親愛なる氷川きよし様へ

息子はどうやら歌が好きなようで、いや好きかどうかは不明だがとにかく歌によく反応する。

発端は、1歳の頃にオムツ替えを断固拒否する息子に業を煮やしてヤケクソで歌った「きよしのズンドコ節」である。楽しく遊んでいたところを、異臭を嗅ぎ付けた母にオムツ替えスペースに強制連行されて力の限り抵抗していた息子が、歌い始めると即座に泣き止んで、目を丸くして大人しくなった。「え、いきなり何?」とドン引きしたのかもしれないが、母は「勝った」と思った。
以来ぐずったらオムツ替えお風呂着替えいつでもとりあえずズンドコで凌いだ。効き目は上々で、大の時など大変助かった。興が乗れば手拍子で合いの手を入れてくれるほどに息子も成長した。母も成長し、フルコーラスでズンドコ歌えるようになった。

YouTubeで本家を流しても効くが、咄嗟にスマホが出せないので覚えてしまうのが手っ取り早い。コツは、のど自慢にでも出たつもりで本腰を入れて熱唱することである。しっかり歌いこむほど効き目が高い。隣近所に聞こえるかもしれないが、多分もう手遅れなので気にしない。風呂上がりの逃げる全裸男子にオムツを履かせる方が先決である。
難点は、朝から全力熱唱すると、1日頭の中がズンドコすることである。出勤して超絶真面目な書類作りに追われていても、エライ人が視察に来る日でも、頭の中で氷川きよしが華麗に踊っている。一度など、ズンドコしすぎて保育園バッグを丸々忘れた。保育園の先生に事情を説明するわけにもいかず、家に引き返した。「ズンドコが」と切り出して、20代の先生に通じなかったら事態が悪化するだけだ。
もう一点難点がある。外で使えないことである。使えないことはないが人の目が憚られる。抱っこしながら小さい声で歌ってリズムを取るのが関の山だ。何回かやってみたが、リズムが独特なので、「あのお母さんズンドコしている」と気づかれた可能性は否めない。紳士淑女が奥ゆかしく指摘しないだけで。

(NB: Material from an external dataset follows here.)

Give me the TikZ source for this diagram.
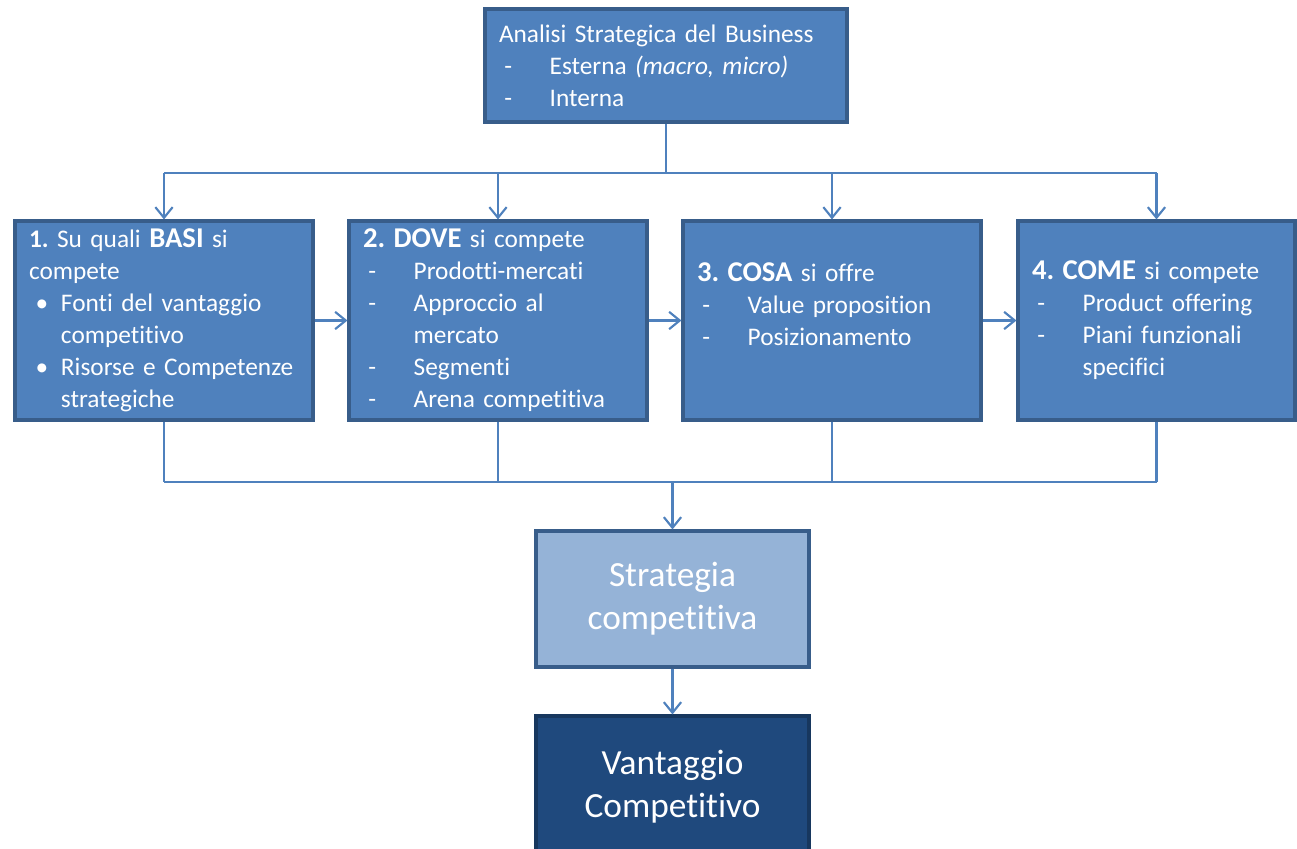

さて、興味の赴くままに色々試してみたが、「きよしのズンドコ節」ほど効果の高い楽曲はまだ見つからない。次点で「2億4000万の瞳」である。これは「ジャパーーーン」の前に溜めて溜めてコチョコチョを繰り出すと効果覿面なのだが、サビまで長いのが難点である。その他、「かもめが翔んだ日」や「時代」、「待つわ」「まちぶせ」「だんご三兄弟」もそこそこ効いた。レパートリーが昭和なのは看過していただきたいが、得てして(私が好んで歌う)昭和の歌はやや暗めで粘着質なので、情操教育に良くないのではと思わなくもない。その点ズンドコ節は、メロディーも覚えやすく詞も暗くなく、リズムが良くて幼児でも覚えやすい。掛け声に名前も入れられる。素晴らしい。
ということで、ズンドコ節を盾にして、来るイヤイヤ期を迎え撃つ所存である。もう氷川きよし様に足を向けて寝られない。心底感謝しています、このご恩は忘れません。